Charming Split & Diocletian Palace
Duration: 7 3/4 hours
Tour Code: zad-005
Tour Split, the second-largest city in Croatia, focusing on the extraordinary palace complex that Roman Emperor Diocletian built at the turn of the 4th century.
After departing from the pier, you will settle in for a relaxing drive south to Split, one of the most exuberant cities in Croatia. Although originally colonized by Greeks, this beautiful coastal area wasn’t developed until Roman Emperor Diocletian built a magnificent palace here in the early 4th century. It’s considered the most historically valuable Roman architecture on the eastern coast of the Adriatic and has been deemed a UNESCO World Heritage Site.
You will discover just how special it is by exploring several different areas of the palace complex, which includes more than 200 buildings, many of them constructed with lustrous white limestone from the nearby island of Brac. The palace is like a city within a city because it contains all sorts of residences, restaurants, museums, cathedrals and ancient Roman relics.
You might begin in the cellar, which in Diocletian’s day was used to store food and wine. The cellar also opened to the sea at that time, allowing noble guests to arrive by ship. Other highlights within the complex include the Cathedral of St. Domnius, which was originally built to be Diocletian’s mausoleum, and the Temple of Jupiter, which became a baptistery.
Following the tour, you will have free time to explore Split further and then linger over a traditional Croatian lunch before returning to the pier in Zadar.
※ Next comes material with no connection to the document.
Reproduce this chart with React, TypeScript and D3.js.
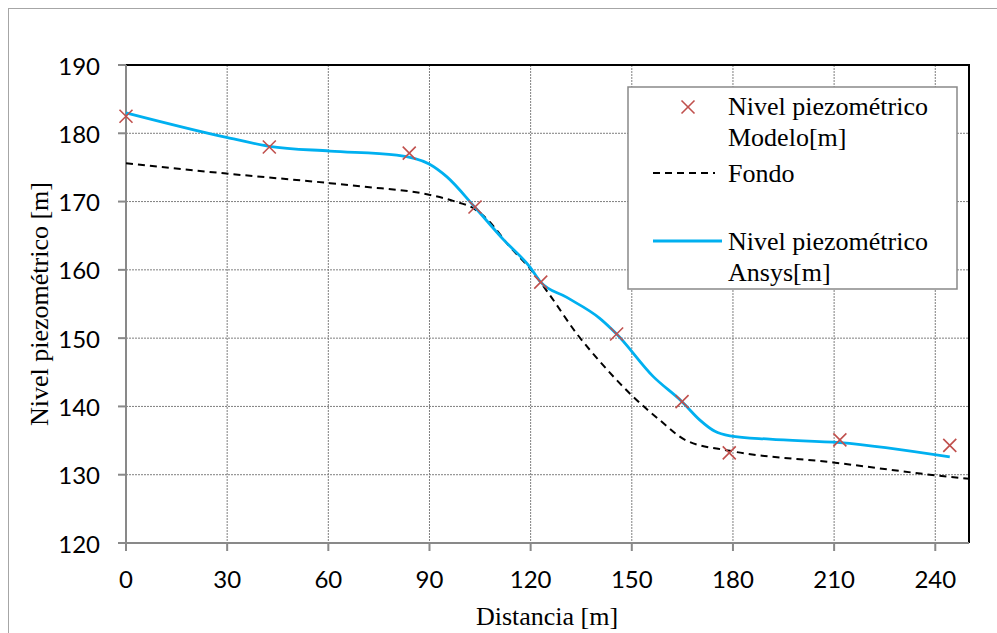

Please note: This tour includes approximately 90-minute of moderate walking, plus any additional walking at the guests’ discretion during free time. There will be some uneven surfaces and steps to negotiate. The tour is not available to wheelchair guests and may not be considered suitable for those with mobility concerns. Weather appropriate clothing; sun cap; sunglasses; sunscreen; a bottle of water from the ship; and flat, comfortable walking shoes are recommended. Shoulders and knees must be covered when entering any religious venues. Interior photography may not be permitted so please check with your guide first.